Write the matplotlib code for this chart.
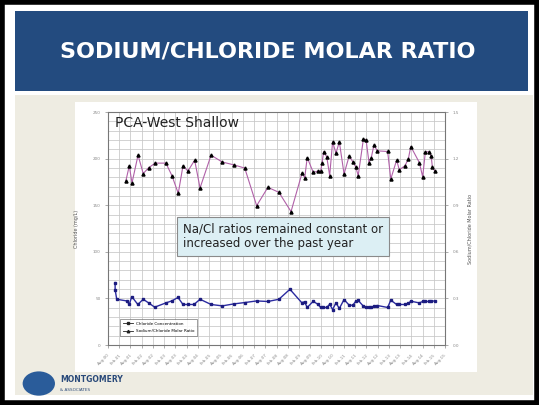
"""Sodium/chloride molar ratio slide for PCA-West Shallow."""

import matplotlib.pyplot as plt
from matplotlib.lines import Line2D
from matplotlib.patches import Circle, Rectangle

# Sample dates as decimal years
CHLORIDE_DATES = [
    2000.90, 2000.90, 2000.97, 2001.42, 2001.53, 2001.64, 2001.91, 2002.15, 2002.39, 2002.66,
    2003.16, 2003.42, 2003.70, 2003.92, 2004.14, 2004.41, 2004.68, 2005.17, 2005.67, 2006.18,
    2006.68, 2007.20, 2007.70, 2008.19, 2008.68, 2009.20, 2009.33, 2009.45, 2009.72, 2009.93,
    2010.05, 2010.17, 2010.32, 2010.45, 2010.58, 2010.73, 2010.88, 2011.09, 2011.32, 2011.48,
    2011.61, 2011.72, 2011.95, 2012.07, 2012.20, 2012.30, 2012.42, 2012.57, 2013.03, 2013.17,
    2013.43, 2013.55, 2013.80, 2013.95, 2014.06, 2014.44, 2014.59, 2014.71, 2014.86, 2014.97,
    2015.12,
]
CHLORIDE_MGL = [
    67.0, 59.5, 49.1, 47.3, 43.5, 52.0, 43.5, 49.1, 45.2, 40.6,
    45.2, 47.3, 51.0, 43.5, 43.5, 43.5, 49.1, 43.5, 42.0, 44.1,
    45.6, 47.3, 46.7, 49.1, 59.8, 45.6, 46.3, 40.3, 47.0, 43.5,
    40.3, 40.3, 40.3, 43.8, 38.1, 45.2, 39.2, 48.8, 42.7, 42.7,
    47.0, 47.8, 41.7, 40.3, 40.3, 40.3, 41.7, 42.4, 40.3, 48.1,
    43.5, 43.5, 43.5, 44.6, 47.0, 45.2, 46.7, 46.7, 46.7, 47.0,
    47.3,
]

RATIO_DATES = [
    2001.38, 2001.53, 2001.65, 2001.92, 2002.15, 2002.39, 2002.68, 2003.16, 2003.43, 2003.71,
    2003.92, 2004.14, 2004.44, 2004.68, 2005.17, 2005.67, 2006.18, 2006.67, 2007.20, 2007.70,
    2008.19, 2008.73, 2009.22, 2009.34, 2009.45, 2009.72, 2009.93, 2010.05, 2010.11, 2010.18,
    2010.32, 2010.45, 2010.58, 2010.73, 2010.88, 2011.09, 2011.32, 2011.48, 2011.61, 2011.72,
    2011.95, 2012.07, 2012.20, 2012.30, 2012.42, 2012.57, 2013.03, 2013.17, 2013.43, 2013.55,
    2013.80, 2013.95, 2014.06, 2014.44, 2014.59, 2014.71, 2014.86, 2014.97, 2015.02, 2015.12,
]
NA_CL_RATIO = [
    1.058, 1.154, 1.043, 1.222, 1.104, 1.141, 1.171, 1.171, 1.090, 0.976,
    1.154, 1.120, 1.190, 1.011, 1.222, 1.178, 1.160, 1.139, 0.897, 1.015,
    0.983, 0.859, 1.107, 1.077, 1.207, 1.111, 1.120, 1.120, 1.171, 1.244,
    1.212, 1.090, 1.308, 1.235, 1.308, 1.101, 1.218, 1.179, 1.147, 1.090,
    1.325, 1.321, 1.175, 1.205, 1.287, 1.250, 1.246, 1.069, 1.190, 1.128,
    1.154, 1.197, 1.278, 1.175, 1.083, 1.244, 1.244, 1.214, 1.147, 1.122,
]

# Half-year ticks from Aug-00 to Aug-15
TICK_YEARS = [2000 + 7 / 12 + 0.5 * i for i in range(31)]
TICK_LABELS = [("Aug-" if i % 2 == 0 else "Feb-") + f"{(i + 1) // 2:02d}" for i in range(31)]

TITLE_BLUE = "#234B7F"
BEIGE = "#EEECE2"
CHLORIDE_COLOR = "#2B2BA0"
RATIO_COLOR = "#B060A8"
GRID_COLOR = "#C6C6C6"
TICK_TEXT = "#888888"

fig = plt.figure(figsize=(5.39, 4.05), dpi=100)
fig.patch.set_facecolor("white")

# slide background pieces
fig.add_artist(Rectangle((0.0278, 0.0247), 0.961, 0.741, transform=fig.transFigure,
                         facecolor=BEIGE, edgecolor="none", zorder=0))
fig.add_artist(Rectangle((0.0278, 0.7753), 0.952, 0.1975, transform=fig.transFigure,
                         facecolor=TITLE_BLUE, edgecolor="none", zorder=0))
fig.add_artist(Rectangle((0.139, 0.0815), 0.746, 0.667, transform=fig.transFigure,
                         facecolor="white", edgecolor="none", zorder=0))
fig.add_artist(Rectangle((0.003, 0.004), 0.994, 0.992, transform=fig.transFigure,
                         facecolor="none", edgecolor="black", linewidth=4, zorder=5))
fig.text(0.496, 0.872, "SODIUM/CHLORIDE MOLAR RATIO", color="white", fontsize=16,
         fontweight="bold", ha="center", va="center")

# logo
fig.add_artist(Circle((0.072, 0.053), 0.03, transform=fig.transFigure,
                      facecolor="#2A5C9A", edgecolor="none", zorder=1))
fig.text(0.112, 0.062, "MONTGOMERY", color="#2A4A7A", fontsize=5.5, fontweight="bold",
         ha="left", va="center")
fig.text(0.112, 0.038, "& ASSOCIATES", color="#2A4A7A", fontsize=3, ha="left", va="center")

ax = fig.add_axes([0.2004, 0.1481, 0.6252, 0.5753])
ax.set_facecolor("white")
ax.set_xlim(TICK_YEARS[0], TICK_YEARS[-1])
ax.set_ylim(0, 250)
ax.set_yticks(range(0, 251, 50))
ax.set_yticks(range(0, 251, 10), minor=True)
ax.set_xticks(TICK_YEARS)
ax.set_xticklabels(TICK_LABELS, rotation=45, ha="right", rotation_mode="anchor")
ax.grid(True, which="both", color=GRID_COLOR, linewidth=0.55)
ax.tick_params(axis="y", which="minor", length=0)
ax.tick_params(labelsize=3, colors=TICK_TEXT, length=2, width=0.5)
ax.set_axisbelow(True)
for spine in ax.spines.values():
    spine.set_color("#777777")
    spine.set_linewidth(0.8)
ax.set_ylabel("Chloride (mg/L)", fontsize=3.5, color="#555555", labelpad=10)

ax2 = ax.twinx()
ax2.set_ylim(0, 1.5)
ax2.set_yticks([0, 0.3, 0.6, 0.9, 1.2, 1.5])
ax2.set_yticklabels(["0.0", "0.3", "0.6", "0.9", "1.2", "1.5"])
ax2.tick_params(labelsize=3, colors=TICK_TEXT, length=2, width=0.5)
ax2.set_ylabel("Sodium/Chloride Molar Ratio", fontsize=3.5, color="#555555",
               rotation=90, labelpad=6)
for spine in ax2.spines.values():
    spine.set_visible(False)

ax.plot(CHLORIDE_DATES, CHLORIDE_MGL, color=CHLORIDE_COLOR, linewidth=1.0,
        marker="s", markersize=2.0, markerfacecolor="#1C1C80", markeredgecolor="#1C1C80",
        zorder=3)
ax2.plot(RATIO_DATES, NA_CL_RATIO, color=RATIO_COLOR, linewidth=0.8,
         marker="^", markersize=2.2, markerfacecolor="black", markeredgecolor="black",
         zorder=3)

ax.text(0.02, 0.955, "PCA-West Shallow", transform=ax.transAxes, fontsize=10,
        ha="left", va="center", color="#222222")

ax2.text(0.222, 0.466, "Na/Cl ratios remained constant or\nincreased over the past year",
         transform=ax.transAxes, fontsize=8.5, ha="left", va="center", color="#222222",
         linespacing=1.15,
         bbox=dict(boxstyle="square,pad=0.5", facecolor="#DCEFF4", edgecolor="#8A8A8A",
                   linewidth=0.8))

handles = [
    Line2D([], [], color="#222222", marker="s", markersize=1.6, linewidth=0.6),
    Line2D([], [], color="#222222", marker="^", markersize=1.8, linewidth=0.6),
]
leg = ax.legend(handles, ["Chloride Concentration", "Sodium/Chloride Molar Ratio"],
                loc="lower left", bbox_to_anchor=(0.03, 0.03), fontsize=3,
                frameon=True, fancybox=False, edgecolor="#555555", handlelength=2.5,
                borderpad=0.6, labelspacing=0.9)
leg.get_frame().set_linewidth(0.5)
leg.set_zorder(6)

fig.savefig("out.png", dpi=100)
-------
# [Exercise brief]
Leave out any pictures and return exactly the lines from the beginning of the data through the line with "from matplotlib.patches import", inclusive.

# [Finished answer]
Write the matplotlib code for this chart.
"""Sodium/chloride molar ratio slide for PCA-West Shallow."""

import matplotlib.pyplot as plt
from matplotlib.lines import Line2D
from matplotlib.patches import Circle, Rectangle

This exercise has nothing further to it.